Keeping those two things in mind, let’s look at the Do’s & Don’ts
1. Do know what you’re going to comprise on
The famous triangle should be an indicator of what you can compromise on… without sacrificing quality, the only thing you can cut down is the scope. Even with that, be careful of what scope you cut down, as the reduced scope will reduce your MVP — which can reduce the available functionality. Sometimes, as an anti-pattern, you can pad your MVP with a little more ‘FAT’ that can be cut down specifically for this exercise.
2. Do Demonstrate common goals/bigger picture
Demonstrate the common goals or the bigger picture when negotiating. This could be as simple as a customer benefit or organizational goals OR you can complicate it to show that the entire work of the team can be undone without the set of promised features.

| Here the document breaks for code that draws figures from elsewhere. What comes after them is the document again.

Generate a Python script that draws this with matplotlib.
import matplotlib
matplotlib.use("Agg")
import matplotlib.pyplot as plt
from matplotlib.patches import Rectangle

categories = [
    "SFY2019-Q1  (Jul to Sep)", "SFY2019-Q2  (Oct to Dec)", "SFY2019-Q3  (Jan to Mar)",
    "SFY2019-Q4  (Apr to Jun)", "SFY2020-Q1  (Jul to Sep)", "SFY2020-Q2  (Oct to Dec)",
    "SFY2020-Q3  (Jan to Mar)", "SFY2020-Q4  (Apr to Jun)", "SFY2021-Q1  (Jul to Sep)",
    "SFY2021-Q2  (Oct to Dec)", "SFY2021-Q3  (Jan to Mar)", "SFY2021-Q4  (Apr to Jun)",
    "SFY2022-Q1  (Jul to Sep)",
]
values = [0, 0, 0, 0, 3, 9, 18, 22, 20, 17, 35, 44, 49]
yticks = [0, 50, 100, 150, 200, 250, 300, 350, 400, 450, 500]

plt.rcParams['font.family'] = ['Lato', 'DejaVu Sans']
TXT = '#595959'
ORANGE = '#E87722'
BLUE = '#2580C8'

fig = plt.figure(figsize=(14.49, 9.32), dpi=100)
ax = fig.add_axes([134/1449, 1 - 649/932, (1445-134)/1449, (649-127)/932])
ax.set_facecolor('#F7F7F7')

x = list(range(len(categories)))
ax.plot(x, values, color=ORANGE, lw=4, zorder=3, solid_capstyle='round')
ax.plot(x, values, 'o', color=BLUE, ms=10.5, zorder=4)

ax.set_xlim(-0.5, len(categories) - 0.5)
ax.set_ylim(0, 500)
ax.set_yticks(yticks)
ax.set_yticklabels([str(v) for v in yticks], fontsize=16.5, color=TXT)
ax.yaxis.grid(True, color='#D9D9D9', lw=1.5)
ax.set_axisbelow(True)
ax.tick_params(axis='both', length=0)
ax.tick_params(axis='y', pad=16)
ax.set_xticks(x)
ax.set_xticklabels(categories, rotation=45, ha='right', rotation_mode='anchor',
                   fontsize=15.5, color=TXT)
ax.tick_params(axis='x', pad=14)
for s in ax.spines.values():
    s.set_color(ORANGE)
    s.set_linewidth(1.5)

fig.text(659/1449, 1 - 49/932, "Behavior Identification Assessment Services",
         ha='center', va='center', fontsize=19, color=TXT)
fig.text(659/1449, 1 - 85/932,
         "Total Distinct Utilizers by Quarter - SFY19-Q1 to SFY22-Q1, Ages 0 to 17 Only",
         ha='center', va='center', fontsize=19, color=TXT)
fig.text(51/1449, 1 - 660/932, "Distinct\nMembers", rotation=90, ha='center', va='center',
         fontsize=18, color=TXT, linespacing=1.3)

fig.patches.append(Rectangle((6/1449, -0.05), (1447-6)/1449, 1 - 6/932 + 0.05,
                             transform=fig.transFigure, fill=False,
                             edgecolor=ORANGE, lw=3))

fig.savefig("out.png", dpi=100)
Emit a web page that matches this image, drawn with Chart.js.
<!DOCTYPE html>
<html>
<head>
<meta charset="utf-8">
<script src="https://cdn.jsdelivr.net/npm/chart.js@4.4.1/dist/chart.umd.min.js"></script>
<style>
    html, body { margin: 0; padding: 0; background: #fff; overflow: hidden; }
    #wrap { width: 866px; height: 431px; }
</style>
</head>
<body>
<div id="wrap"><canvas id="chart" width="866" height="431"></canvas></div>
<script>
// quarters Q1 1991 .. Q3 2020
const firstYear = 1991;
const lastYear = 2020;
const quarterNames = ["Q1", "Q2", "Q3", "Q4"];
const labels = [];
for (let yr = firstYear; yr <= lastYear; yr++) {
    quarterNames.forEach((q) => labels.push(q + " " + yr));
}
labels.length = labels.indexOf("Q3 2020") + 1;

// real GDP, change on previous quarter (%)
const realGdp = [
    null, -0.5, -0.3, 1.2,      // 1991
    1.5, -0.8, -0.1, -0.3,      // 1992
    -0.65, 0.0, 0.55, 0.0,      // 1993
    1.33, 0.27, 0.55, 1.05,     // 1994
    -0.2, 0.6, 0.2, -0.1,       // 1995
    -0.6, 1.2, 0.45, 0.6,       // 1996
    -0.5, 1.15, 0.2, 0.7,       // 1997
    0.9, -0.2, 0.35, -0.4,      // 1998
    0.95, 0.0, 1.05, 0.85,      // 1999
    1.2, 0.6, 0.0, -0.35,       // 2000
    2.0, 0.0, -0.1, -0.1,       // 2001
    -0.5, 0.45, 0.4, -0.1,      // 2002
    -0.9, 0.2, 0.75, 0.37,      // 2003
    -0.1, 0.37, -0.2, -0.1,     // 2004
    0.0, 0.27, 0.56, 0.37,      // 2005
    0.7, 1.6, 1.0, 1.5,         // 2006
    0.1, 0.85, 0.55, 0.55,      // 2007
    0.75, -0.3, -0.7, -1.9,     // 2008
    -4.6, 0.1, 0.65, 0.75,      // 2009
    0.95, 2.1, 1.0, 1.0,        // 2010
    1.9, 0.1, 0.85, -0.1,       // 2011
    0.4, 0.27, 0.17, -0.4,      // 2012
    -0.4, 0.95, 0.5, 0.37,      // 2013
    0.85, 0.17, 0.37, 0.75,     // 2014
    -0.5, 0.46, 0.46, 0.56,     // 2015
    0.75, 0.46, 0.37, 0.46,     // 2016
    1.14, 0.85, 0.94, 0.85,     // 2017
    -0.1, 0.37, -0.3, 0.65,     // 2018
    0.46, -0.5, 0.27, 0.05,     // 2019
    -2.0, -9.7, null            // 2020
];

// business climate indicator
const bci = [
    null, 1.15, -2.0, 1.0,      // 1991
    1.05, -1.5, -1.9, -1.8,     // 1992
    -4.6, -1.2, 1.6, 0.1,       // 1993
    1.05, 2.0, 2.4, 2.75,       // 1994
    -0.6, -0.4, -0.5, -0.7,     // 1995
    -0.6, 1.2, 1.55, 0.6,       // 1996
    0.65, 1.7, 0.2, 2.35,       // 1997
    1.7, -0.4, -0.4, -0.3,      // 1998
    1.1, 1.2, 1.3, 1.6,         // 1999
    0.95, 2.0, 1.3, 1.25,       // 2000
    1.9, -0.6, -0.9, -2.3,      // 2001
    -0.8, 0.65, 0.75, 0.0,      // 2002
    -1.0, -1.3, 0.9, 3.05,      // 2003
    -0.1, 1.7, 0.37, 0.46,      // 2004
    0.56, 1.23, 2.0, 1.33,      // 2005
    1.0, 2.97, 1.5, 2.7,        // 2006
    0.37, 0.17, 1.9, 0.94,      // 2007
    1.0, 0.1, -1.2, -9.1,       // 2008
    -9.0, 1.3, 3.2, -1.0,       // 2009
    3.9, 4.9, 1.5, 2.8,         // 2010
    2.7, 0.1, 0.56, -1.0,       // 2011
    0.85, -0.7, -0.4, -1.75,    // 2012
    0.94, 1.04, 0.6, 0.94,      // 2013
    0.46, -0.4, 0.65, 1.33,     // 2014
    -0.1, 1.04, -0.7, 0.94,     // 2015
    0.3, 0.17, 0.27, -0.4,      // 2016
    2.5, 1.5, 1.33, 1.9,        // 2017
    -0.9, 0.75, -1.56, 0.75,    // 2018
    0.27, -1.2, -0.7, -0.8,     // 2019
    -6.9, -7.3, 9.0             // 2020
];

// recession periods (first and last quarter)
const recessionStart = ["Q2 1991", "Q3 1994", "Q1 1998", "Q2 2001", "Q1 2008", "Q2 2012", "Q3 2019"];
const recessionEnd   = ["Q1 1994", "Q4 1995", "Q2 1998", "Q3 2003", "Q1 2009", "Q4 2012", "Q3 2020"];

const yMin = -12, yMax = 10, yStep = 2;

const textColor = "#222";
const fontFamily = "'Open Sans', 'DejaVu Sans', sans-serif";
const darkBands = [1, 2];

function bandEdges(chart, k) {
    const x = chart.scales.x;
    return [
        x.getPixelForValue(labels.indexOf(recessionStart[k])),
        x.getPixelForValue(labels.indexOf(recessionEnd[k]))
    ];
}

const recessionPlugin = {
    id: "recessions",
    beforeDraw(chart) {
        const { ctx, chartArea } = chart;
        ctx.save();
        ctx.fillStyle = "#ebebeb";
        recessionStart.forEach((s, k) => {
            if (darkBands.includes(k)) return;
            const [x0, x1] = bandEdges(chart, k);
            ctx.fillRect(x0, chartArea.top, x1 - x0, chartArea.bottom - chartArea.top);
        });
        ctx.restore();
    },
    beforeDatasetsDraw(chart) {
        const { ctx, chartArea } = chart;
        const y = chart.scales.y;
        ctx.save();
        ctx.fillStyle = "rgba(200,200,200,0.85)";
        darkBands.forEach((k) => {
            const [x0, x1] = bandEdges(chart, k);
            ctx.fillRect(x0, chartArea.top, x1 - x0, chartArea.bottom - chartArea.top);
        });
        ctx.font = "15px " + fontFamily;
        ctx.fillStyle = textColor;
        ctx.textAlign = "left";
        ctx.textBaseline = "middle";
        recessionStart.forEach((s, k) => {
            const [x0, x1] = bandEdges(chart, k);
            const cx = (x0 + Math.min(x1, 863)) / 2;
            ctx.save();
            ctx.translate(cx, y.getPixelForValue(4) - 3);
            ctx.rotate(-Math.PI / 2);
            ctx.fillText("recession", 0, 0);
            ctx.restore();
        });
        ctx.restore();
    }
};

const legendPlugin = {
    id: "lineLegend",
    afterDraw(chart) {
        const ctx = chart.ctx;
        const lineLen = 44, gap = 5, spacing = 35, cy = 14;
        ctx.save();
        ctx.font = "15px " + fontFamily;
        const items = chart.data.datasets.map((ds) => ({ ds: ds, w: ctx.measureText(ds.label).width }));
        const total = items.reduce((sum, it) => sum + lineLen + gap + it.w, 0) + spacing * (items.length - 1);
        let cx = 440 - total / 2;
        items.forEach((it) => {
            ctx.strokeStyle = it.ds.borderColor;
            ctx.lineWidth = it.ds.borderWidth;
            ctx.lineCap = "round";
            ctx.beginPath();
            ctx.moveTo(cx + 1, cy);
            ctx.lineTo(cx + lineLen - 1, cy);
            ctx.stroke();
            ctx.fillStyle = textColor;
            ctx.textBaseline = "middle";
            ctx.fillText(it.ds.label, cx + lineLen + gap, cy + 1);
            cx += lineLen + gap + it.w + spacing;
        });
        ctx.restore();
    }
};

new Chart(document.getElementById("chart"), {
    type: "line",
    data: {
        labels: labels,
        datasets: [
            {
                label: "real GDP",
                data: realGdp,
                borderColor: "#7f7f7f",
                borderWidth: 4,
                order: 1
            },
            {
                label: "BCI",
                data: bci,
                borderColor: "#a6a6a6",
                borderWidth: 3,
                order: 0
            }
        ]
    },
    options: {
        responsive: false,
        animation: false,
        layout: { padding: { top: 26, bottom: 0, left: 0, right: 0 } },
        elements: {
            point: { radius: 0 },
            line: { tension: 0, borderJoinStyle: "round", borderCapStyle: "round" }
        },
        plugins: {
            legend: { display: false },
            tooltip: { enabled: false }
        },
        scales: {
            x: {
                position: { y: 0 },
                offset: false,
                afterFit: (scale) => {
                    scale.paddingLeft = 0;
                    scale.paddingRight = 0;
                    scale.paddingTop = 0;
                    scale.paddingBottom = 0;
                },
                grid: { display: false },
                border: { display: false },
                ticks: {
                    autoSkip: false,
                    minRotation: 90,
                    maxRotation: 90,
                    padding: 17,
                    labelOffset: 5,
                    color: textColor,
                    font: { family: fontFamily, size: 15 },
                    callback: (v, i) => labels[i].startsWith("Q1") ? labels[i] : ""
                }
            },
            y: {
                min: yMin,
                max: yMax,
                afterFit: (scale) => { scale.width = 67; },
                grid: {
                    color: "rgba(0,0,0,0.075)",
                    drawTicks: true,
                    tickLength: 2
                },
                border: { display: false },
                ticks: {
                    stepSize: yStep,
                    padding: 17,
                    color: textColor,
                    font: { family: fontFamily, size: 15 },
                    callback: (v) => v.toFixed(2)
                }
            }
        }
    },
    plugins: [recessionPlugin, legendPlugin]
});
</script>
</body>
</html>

It’s a little tricky, but if you execute it with tact, you should be able to rally the team and negotiate a better outcome for the product.
Keep the overall product vision in mind, and demonstrate how the requirement supports (or goes against) it.
3. Do Listen to Understand
Do you catch yourself listening to answer? Development teams are notorious for giving you one chance to be open — if you fail them, they’ll stop telling you about their apprehensions and you’ll have a badly slapped together product with many half baked features.
Mostly, with the right motivation, teams will rally towards the goal — if you treat them with respect and hear out their concerns.
My trick is to acknowledge the problem and ask for solutions. They have thought of the problem for much longer than you have… and they are best equipped to provide a possible solution.
In the words of President Obama, accept a solution that furthers your goal — any compromise that furthers you away from your goal/objective — fight it.
4. Do play the Lose-Win Game, if you have to
This is a bit tricky, but if you can break down the problem into smaller problems and ‘lose’ some of them you can get a better outcome (lose-lose).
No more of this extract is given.